I think there are two parts to your question.
1. Why do both sentences use the verb 'to have' and the verb 'to be'?
We use 'have' as an auxiliary verb when making certain tenses and in these cases the verb 'have' has no meaning really. It only tells us the tense. In this case we use 'have' and the past participle to form the Present Perfect. We choose this tense when we want to communicate experience or knowledge (based on past experience) AND when it's not important when/how/why something happened. So for example "I have eaten lobster." - it is not important when, the important information is that I know what lobster tastes like.
2. The verb 'to be' is used in both sentences, but in slightly different ways. So we say "I am English." or "I am tall." to describe a quality of mine (not an ability - we normally use "I can..." for abilities). BUT we also use 'be' as a synonym for inhabit/visit/exist and we say "I am in Rome today."
Therefore the first sentence - "I've been this guy" - means "I was like this in the past, and so I understand what it is like to be this kind of person."

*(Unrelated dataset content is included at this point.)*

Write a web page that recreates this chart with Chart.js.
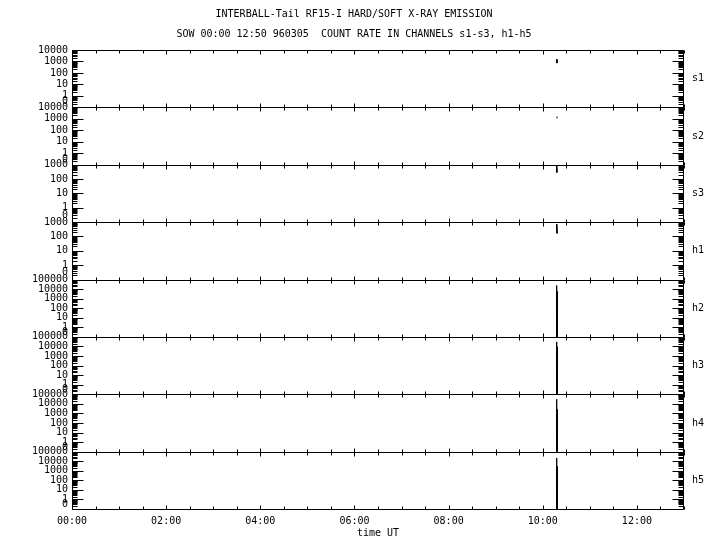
<!DOCTYPE html>
<html>
<head>
<meta charset="utf-8">
<title>INTERBALL-Tail RF15-I X-ray emission</title>
<script src="https://cdn.jsdelivr.net/npm/chart.js@4.4.1/dist/chart.umd.min.js"></script>
<style>
  html, body { margin: 0; padding: 0; background: #fff; }
  #wrap { width: 720px; height: 550px; }
</style>
</head>
<body>
<div id="wrap"><canvas id="xray" width="720" height="550"></canvas></div>
<script>
// INTERBALL-Tail RF15-I count rates, 1996-03-05, eight stacked log panels.
// Only a short burst near 10:18 UT carries data; everything else is empty.

const MONO = '"DejaVu Sans Mono", "Liberation Mono", monospace';

const titleLines = [
    'INTERBALL-Tail RF15-I HARD/SOFT X-RAY EMISSION',
    'SOW 00:00 12:50 960305  COUNT RATE IN CHANNELS s1-s3, h1-h5'
];

// ---- Data ------------------------------------------------------------------
const channels = ['s1', 's2', 's3', 'h1', 'h2', 'h3', 'h4', 'h5'];
// upper end of each panel's count axis (lower end is the "0" floor)
const panelTop = [10000, 10000, 1000, 1000, 100000, 100000, 100000, 100000];

// time axis, minutes since 00:00 UT
const timeLabels = ['00:00', '02:00', '04:00', '06:00', '08:00', '10:00', '12:00'];

// burst samples (minutes UT) and counts per channel
const s1Time = [617.5, 618.0, 618.5];
const s1Counts = [1600, 720, 1300];
const s2Time = [618.0, 618.3];
const s2Counts = [1600, 1100];
const s3Time = [617.5, 617.9, 618.3];
const s3Counts = [940, 290, 500];
const h1Time = [617.5, 617.8, 618.1, 618.5];
const h1Counts = [720, 160, 700, 170];
const h2Time = [617.3, 617.6, 617.9, 618.2, 618.5];
const h2Counts = [0, 23500, 0, 5500, 0];
const h3Time = [617.3, 617.6, 617.9, 618.2, 618.5];
const h3Counts = [0, 29900, 0, 9000, 0];
const h4Time = [617.3, 617.6, 617.9, 618.2, 618.5];
const h4Counts = [0, 30000, 0, 2500, 0];
const h5Time = [617.3, 617.6, 617.9, 618.2, 618.5];
const h5Counts = [0, 21900, 0, 2700, 0];

const seriesTime = [s1Time, s2Time, s3Time, h1Time, h2Time, h3Time, h4Time, h5Time];
const seriesCounts = [s1Counts, s2Counts, s3Counts, h1Counts, h2Counts, h3Counts, h4Counts, h5Counts];

// zero counts sit on the bottom of each log panel
const FLOOR = 0.1;

// ---- Axes ------------------------------------------------------------------
function isDecade(v) {
    const lg = Math.log10(v);
    return Math.abs(lg - Math.round(lg)) < 1e-6;
}

function countLabel(v) {
    if (Math.abs(v - 0.3) < 1e-9) return '0';   // "0" printed just above the floor
    if (v >= 1 && isDecade(v)) return String(Math.round(v));
    return '';
}

const tickFont = { family: MONO, size: 10 };

const scales = {
    x: {
        type: 'linear',
        position: 'bottom',
        min: 0,
        max: 780,
        grid: { display: false, drawTicks: false },
        border: { display: false },
        ticks: {
            stepSize: 30,
            maxTicksLimit: 100,
            autoSkip: false,
            maxRotation: 0,
            padding: 6,
            color: '#000',
            font: tickFont,
            callback: v => (v % 120 === 0 ? timeLabels[v / 120] : '')
        },
        title: {
            display: true,
            text: 'time UT',
            color: '#000',
            font: tickFont,
            padding: { top: 0, bottom: 0 }
        },
        afterFit: s => { s.height = 30; }
    }
};

channels.forEach((name, i) => {
    scales['y' + i] = {
        type: 'logarithmic',
        position: 'left',
        stack: 'panels',
        stackWeight: 1,
        weight: channels.length - i,
        min: FLOOR,
        max: panelTop[i],
        grid: { display: false, drawTicks: false },
        border: { display: false },
        ticks: {
            autoSkip: false,
            padding: 4,
            color: '#000',
            font: tickFont,
            callback: v => countLabel(v)
        },
        afterFit: s => { s.width = 48; }
    };
});

// ---- Frames, inward tick marks and channel names ---------------------------
const panelFrame = {
    id: 'panelFrame',
    afterDatasetsDraw(chart) {
        const { ctx, chartArea, scales: sc } = chart;
        const xs = sc.x;
        const left = Math.round(chartArea.left) + 0.5;
        const right = Math.round(chartArea.right) - 0.5;
        ctx.save();
        ctx.strokeStyle = '#000';
        ctx.lineWidth = 1;
        ctx.beginPath();
        channels.forEach((name, i) => {
            const ys = sc['y' + i];
            const top = Math.round(ys.top) + 0.5;
            const bottom = Math.round(ys.bottom) + 0.5;
            ctx.rect(left, top, right - left, bottom - top);
            ys.ticks.forEach(t => {
                const v = t.value;
                const sig = v / Math.pow(10, Math.floor(Math.log10(v) + 1e-9));
                if (Math.abs(sig - 1.5) < 1e-6) return;
                const y = Math.round(ys.getPixelForValue(v)) + 0.5;
                const len = isDecade(v) ? 11 : 5;
                ctx.moveTo(left, y); ctx.lineTo(left + len, y);
                ctx.moveTo(right, y); ctx.lineTo(right - len, y);
            });
            xs.ticks.forEach(t => {
                const x = Math.round(xs.getPixelForValue(t.value)) + 0.5;
                const len = t.value % 120 === 0 ? 4 : 3;
                ctx.moveTo(x, top); ctx.lineTo(x, top + len);
                ctx.moveTo(x, bottom); ctx.lineTo(x, bottom - len);
            });
        });
        ctx.stroke();

        ctx.fillStyle = '#000';
        ctx.font = '10px ' + MONO;
        ctx.textAlign = 'center';
        ctx.textBaseline = 'middle';
        channels.forEach((name, i) => {
            const ys = sc['y' + i];
            ctx.fillText(name, chartArea.right + 14, (ys.top + ys.bottom) / 2);
        });
        ctx.restore();
    }
};

// ---- Chart -----------------------------------------------------------------
const datasets = channels.map((name, i) => ({
    label: name,
    yAxisID: 'y' + i,
    data: seriesTime[i].map((t, k) => ({ x: t, y: Math.max(seriesCounts[i][k], FLOOR) })),
    borderColor: '#000',
    borderWidth: 1,
    pointRadius: 0,
    tension: 0,
    fill: false
}));

new Chart(document.getElementById('xray'), {
    type: 'line',
    data: { datasets: datasets },
    options: {
        responsive: false,
        animation: false,
        devicePixelRatio: 1,
        layout: { padding: { left: 24, right: 36, top: 0, bottom: 11 } },
        scales: scales,
        plugins: {
            legend: { display: false },
            tooltip: { enabled: false },
            title: {
                display: true,
                text: titleLines,
                color: '#000',
                font: { family: MONO, size: 10, weight: 'normal', lineHeight: 2 },
                padding: { top: 4, bottom: 6 }
            }
        }
    },
    plugins: [panelFrame]
});
</script>
</body>
</html>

The second sentence - "I have been with someone" - literally means "I was in the same place as another person, and therefore I understand what it is like to be in the same place as another person."
We often use the phrase "to be with someone" in an idiomatic way. It often means "to be in a relationship with someone" - or in a more vulgar sense it can also mean "to have sex with someone" - you will need to refer back to the original TED Talk to see how it is being used in this context.